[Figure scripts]
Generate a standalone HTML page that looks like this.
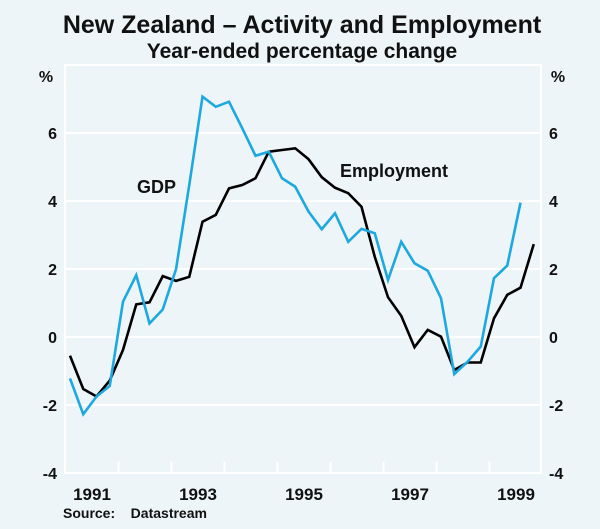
<!DOCTYPE html>
<html><head><meta charset="utf-8"><style>
body{margin:0;background:#edf5f8;font-family:"Liberation Sans",Arial,sans-serif;}
svg text{font-family:"Liberation Sans",Arial,sans-serif;font-weight:bold;fill:#111;}
</style></head><body>
<svg id="chart" width="600" height="524">
<rect x="0" y="0" width="600" height="524" fill="#edf5f8"/>
<text x="302" y="33" text-anchor="middle" font-size="25">New Zealand – Activity and Employment</text>
<text x="302" y="58" text-anchor="middle" font-size="21">Year-ended percentage change</text>
<rect x="65" y="65" width="476" height="408" fill="#edf5f8" stroke="#fff" stroke-width="2"/>
<g id="grid"></g><g id="lines"></g><g id="labels"></g>
<text x="137" y="193" font-size="18">GDP</text>
<text x="340" y="177" font-size="18">Employment</text>
<text x="46" y="82" text-anchor="middle" font-size="16">%</text>
<text x="558" y="82" text-anchor="middle" font-size="16">%</text>
<text x="63" y="518" font-size="14" xml:space="preserve">Source:    Datastream</text>
</svg>
<script>
const yTicks=[6,4,2,0,-2,-4];
const years=[1991,1993,1995,1997,1999];
const gdp=[-1.22,-2.27,-1.75,-1.44,1.04,1.82,0.40,0.81,1.99,4.47,7.07,6.77,6.92,6.14,5.33,5.45,4.67,4.42,3.69,3.17,3.64,2.80,3.18,3.05,1.68,2.80,2.17,1.95,1.14,-1.09,-0.73,-0.28,1.73,2.10,3.95];
const employment=[-0.55,-1.53,-1.75,-1.28,-0.38,0.96,1.02,1.79,1.65,1.77,3.39,3.59,4.37,4.47,4.67,5.45,5.50,5.55,5.23,4.70,4.39,4.23,3.83,2.36,1.17,0.62,-0.30,0.21,0.01,-0.97,-0.75,-0.75,0.55,1.24,1.45,2.73];
const NS='http://www.w3.org/2000/svg';
const yS=v=>337-v*34;
const xYear=y=>65.5+(y-1991)*53;
const xQ=i=>xYear(1991.085+i*0.25);
function mk(t,a,p){const e=document.createElementNS(NS,t);for(const k in a)e.setAttribute(k,a[k]);document.getElementById(p).appendChild(e);return e;}
yTicks.forEach(v=>{
 if(v>-4){const g=mk('line',{x1:65,x2:541,y1:yS(v),y2:yS(v),stroke:'#fff','stroke-width':2},'grid');
 
 }
 const l=mk('text',{x:57,y:yS(v)+6,'text-anchor':'end','font-size':16},'labels');l.textContent=v;
 
 
 const r=mk('text',{x:549,y:yS(v)+6,'font-size':16},'labels');r.textContent=v;
 
 
});
for(let y=1992;y<=1999;y++){const t=mk('line',{x1:xYear(y),x2:xYear(y),y1:473,y2:462,stroke:'#fff','stroke-width':2},'grid');
 
 }
years.forEach(y=>{const t=mk('text',{x:xYear(y)+26.5,y:500,'text-anchor':'middle','font-size':17},'labels');t.textContent=y;
 
 });
function line(d,c,name){const p=mk('polyline',{points:d.map((v,i)=>xQ(i)+','+yS(v)).join(' '),fill:'none',stroke:c,'stroke-width':2.6,'stroke-linejoin':'miter'},'lines');
 
 }
line(employment,'#000','employment-line');
line(gdp,'#1ea8e0','gdp-line');
</script>
</body></html>
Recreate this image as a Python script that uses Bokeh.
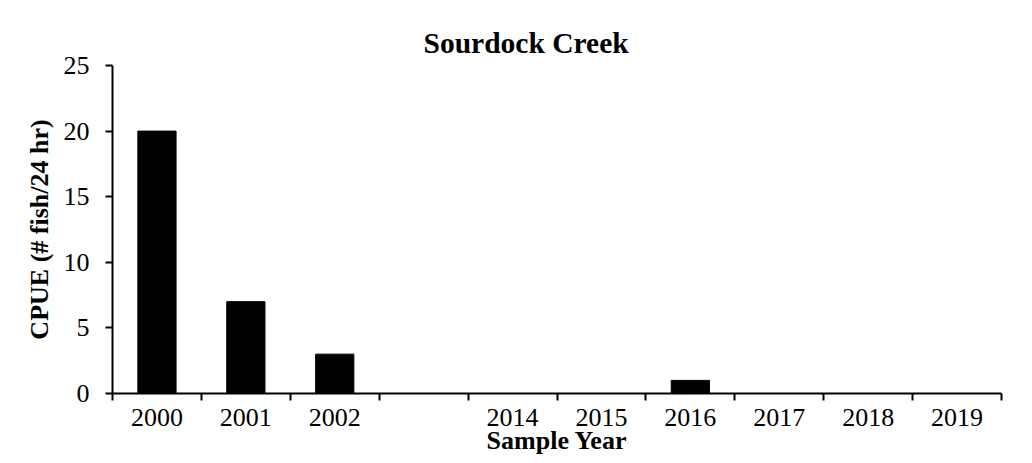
from bokeh.plotting import figure
from bokeh.models import Range1d, FixedTicker, BoxAnnotation
from bokeh.embed import file_html
from bokeh.resources import INLINE

# ---- data ----
categories = ["2000", "2001", "2002", "", "2014", "2015", "2016", "2017", "2018", "2019"]
cpue = [20, 7, 3, 0, 0, 0, 1, 0, 0, 0]
y_ticks = [0, 5, 10, 15, 20, 25]
title_text = "Sourdock Creek"
x_label = "Sample Year"
y_label = "CPUE (# fish/24 hr)"

FONT = "Liberation Serif"
EDGE = "#8a8a8a"

n = len(categories)
centers = [i + 0.5 for i in range(n)]
bounds = list(range(n + 1))

W, H = 1024, 456
p = figure(width=W, height=H, output_backend="svg", toolbar_location=None,
           x_range=Range1d(0, n), y_range=Range1d(0, 25),
           min_border_left=106, min_border_top=61, min_border_right=29, min_border_bottom=67,
           title=title_text)

p.styles = {"margin-left": "6px", "margin-top": "4px"}

# outer chart-area edge lines (left and top), in canvas pixels
for box in (dict(left=0, right=2, top=0, bottom=H),
            dict(left=0, right=W, top=0, bottom=1.5)):
    p.add_layout(BoxAnnotation(**box, left_units="canvas", right_units="canvas",
                               top_units="canvas", bottom_units="canvas",
                               fill_color=EDGE, fill_alpha=1, line_color=None,
                               level="overlay"))

p.vbar(x=centers, top=cpue, width=0.43, fill_color="black", line_color="black")

# title
p.title.text_font = FONT
p.title.text_font_size = "29.5px"
p.title.text_font_style = "bold"
p.title.text_color = "black"
p.title.align = "left"
p.title.offset = 311
p.title.standoff = 14

p.outline_line_color = None
p.grid.visible = False
p.background_fill_color = "white"
p.border_fill_color = "white"

# x axis
xa = p.xaxis[0]
xa.ticker = FixedTicker(ticks=[c for c, lab in zip(centers, categories) if lab],
                        minor_ticks=bounds)
xa.major_label_overrides = {c: lab for c, lab in zip(centers, categories) if lab}
xa.major_tick_out = 0
xa.major_tick_in = 0
xa.minor_tick_out = 7
xa.minor_tick_in = 0
xa.minor_tick_line_color = "black"
xa.minor_tick_line_width = 2
xa.axis_line_color = "black"
xa.axis_line_width = 2
xa.major_label_text_font = FONT
xa.major_label_text_font_size = "26px"
xa.major_label_text_color = "black"
xa.major_label_standoff = 8
xa.axis_label = x_label
xa.axis_label_text_font = FONT
xa.axis_label_text_font_size = "26px"
xa.axis_label_text_font_style = "bold"
xa.axis_label_text_color = "black"
xa.axis_label_standoff = -3

# y axis
ya = p.yaxis[0]
ya.ticker = FixedTicker(ticks=y_ticks, minor_ticks=[])
ya.major_tick_out = 7
ya.major_tick_in = 0
ya.major_tick_line_color = "black"
ya.major_tick_line_width = 2
ya.axis_line_color = "black"
ya.axis_line_width = 2
ya.major_label_text_font = FONT
ya.major_label_text_font_size = "26px"
ya.major_label_text_color = "black"
ya.major_label_standoff = 16
ya.axis_label = y_label
ya.axis_label_text_font = FONT
ya.axis_label_text_font_size = "26px"
ya.axis_label_text_font_style = "bold"
ya.axis_label_text_color = "black"
ya.axis_label_standoff = 7

open("out.html", "w").write(file_html(p, INLINE))
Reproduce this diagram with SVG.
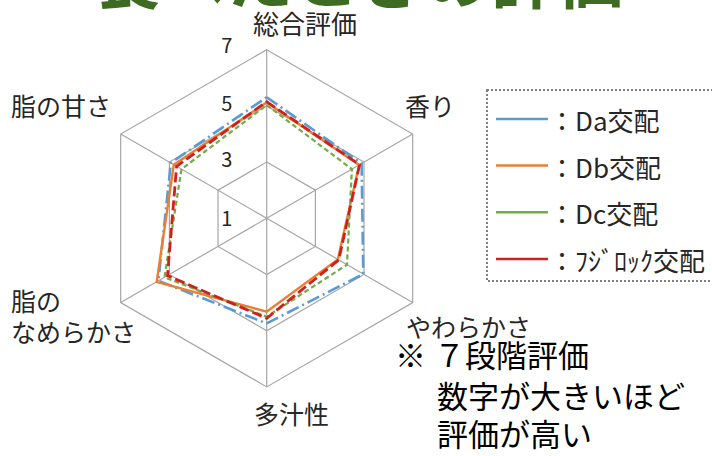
<svg xmlns="http://www.w3.org/2000/svg" width="712" height="456" viewBox="0 0 712 456">
<style>
text{font-family:"Noto Sans CJK JP","Noto Sans",sans-serif;fill:#262626}
.ax{font-size:25px}
.tk{font-size:20px;text-anchor:middle}
.lg{font-size:26px}
.nt{font-size:31px;fill:#000}
.grid{fill:none;stroke:#a6a6a6;stroke-width:1.2}
.s{fill:none;stroke-linejoin:miter}
.da{stroke:#5b9bd5;stroke-width:2.6;stroke-dasharray:13 4 2 4}
.db{stroke:#ed7d31;stroke-width:2.4}
.dc{stroke:#70ad47;stroke-width:2.2;stroke-dasharray:5 3}
.fj{stroke:#d0201e;stroke-width:2.8;stroke-dasharray:10 4}
</style>
<rect width="712" height="456" fill="#fff"/>
<text id="title" x="95" y="3" style="font-size:66px;font-weight:bold;fill:#3e6b22">食べたときの評価</text>
<g id="grid">
<polygon class="grid" points="266.7,49.7 412.7,134 412.7,302.6 266.7,386.9 120.7,302.6 120.7,134"/>
<polygon class="grid" points="266.7,105.9 364,162.1 364,274.5 266.7,330.7 169.4,274.5 169.4,162.1"/>
<polygon class="grid" points="266.7,162.1 315.4,190.2 315.4,246.4 266.7,274.5 218,246.4 218,190.2"/>
<path class="grid" d="M266.7,218.3L266.7,49.7M266.7,218.3L412.7,134M266.7,218.3L412.7,302.6M266.7,218.3L266.7,386.9M266.7,218.3L120.7,302.6M266.7,218.3L120.7,134"/>
</g>
<g id="ticks">
<text class="tk" x="226.7" y="53">7</text>
<text class="tk" x="226.7" y="110.6">5</text>
<text class="tk" x="226.7" y="167.3">3</text>
<text class="tk" x="226.7" y="225.6">1</text>
</g>
<g id="axis-labels">
<text class="ax" x="253" y="33.5" style="font-size:26px">総合評価</text>
<text class="ax" x="405" y="115.5">香り</text>
<text class="ax" x="11" y="116">脂の甘さ</text>
<text class="ax" x="11" y="310.5">脂の</text>
<text class="ax" x="11" y="341.5">なめらかさ</text>
<text class="ax" x="406" y="336.5">やわらかさ</text>
<text class="ax" x="254" y="423.5">多汁性</text>
</g>
<g id="series">
<polygon id="Da" class="s da" points="266.7,97.2 361.6,163.5 363.3,274.1 266.7,323.4 158.4,280.8 170.8,162.9"/>
<polygon id="Db" class="s db" points="266.7,102.5 359.2,164.9 337.8,259.4 266.7,311.6 156.7,281.8 173.8,164.7"/>
<polygon id="Dc" class="s dc" points="266.7,105.1 351.9,169.1 347,264.7 266.7,316.7 164.5,277.3 181.5,169.1"/>
<polygon id="Fuji" class="s fj" points="266.7,101.7 359.6,164.7 338.8,259.9 266.7,318.3 167.5,275.6 176.6,166.3"/>
</g>
<g id="legend">
<rect x="487" y="90" width="228" height="191" fill="none" stroke="#7f7f7f" stroke-width="2" stroke-dasharray="2 2"/>
<line x1="496" y1="119" x2="548" y2="119" stroke="#5b9bd5" stroke-width="2.5"/>
<line x1="496" y1="165.5" x2="548" y2="165.5" stroke="#ed7d31" stroke-width="2.5"/>
<line x1="496" y1="212.3" x2="548" y2="212.3" stroke="#70ad47" stroke-width="2.5"/>
<line x1="496" y1="259" x2="548" y2="259" stroke="#d0201e" stroke-width="2.5"/>
<text class="lg" x="549" y="131">：Da交配</text>
<text class="lg" x="549" y="177.5">：Db交配</text>
<text class="lg" x="549" y="224">：Dc交配</text>
<text class="lg" x="549" y="271">：ﾌｼﾞﾛｯｸ交配</text>
</g>
<g id="note">
<text class="nt" x="395" y="366.8">※</text>
<text class="nt" x="434" y="366.8">７段階評価</text>
<text class="nt" x="437" y="407.8">数字が大きいほど</text>
<text class="nt" x="437" y="446">評価が高い</text>
</g>
</svg>
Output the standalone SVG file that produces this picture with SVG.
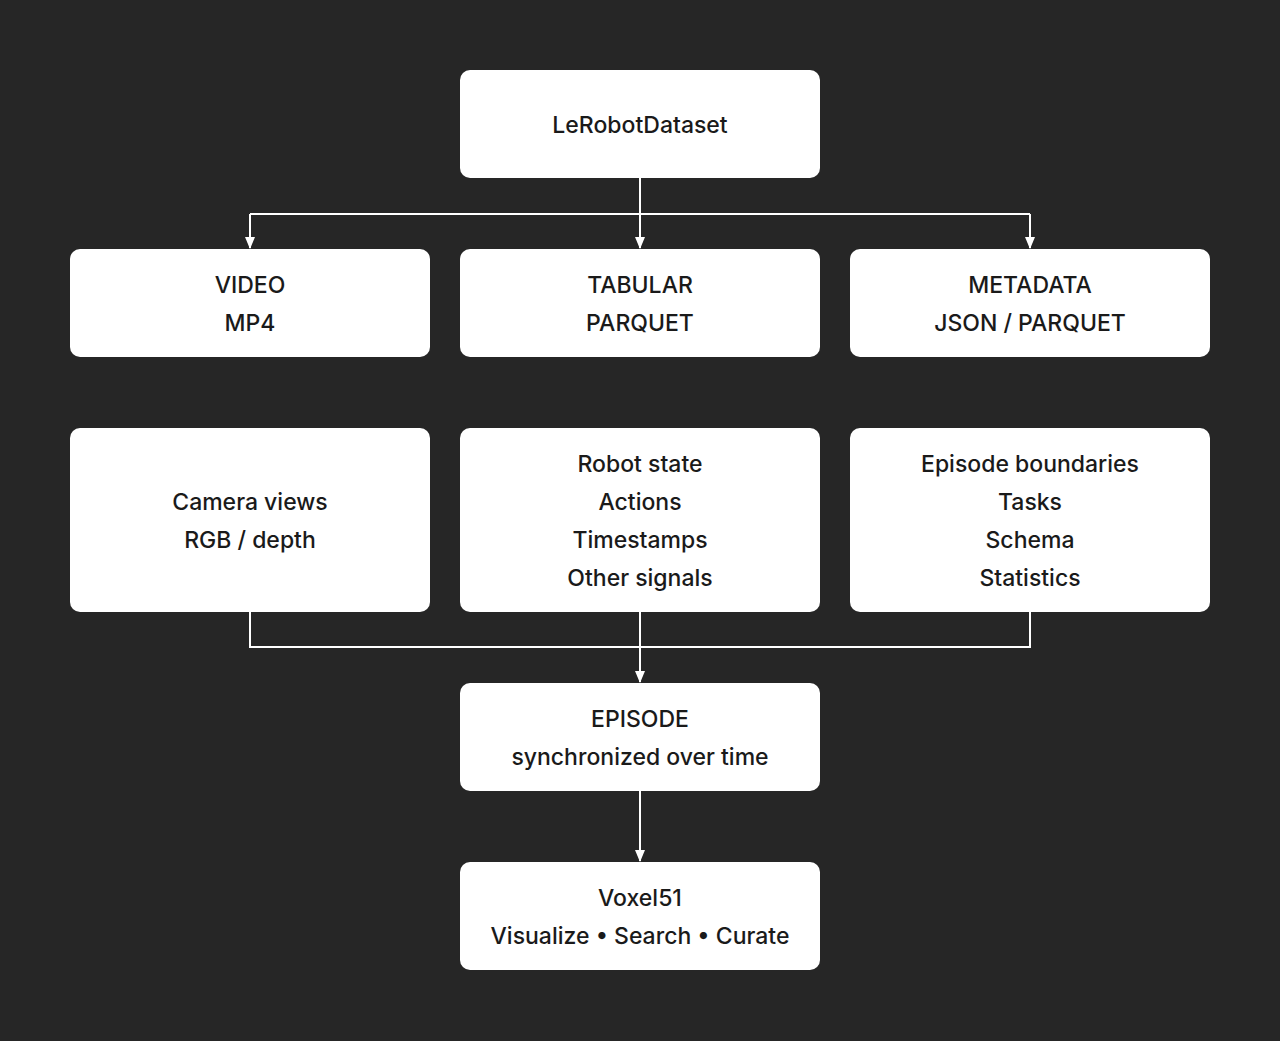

BRIEF
Retype the section that opens with the line holding "Recreate this image" and closes with the line holding "from bokeh.resources import INLINE", exactly as it reads, without any pictures.

RESPONSE TO THE EXERCISE
Recreate this image as a Python script that uses Bokeh.
from bokeh.plotting import figure
from bokeh.models import Range1d, FixedTicker, BoxAnnotation
from bokeh.embed import file_html
from bokeh.resources import INLINE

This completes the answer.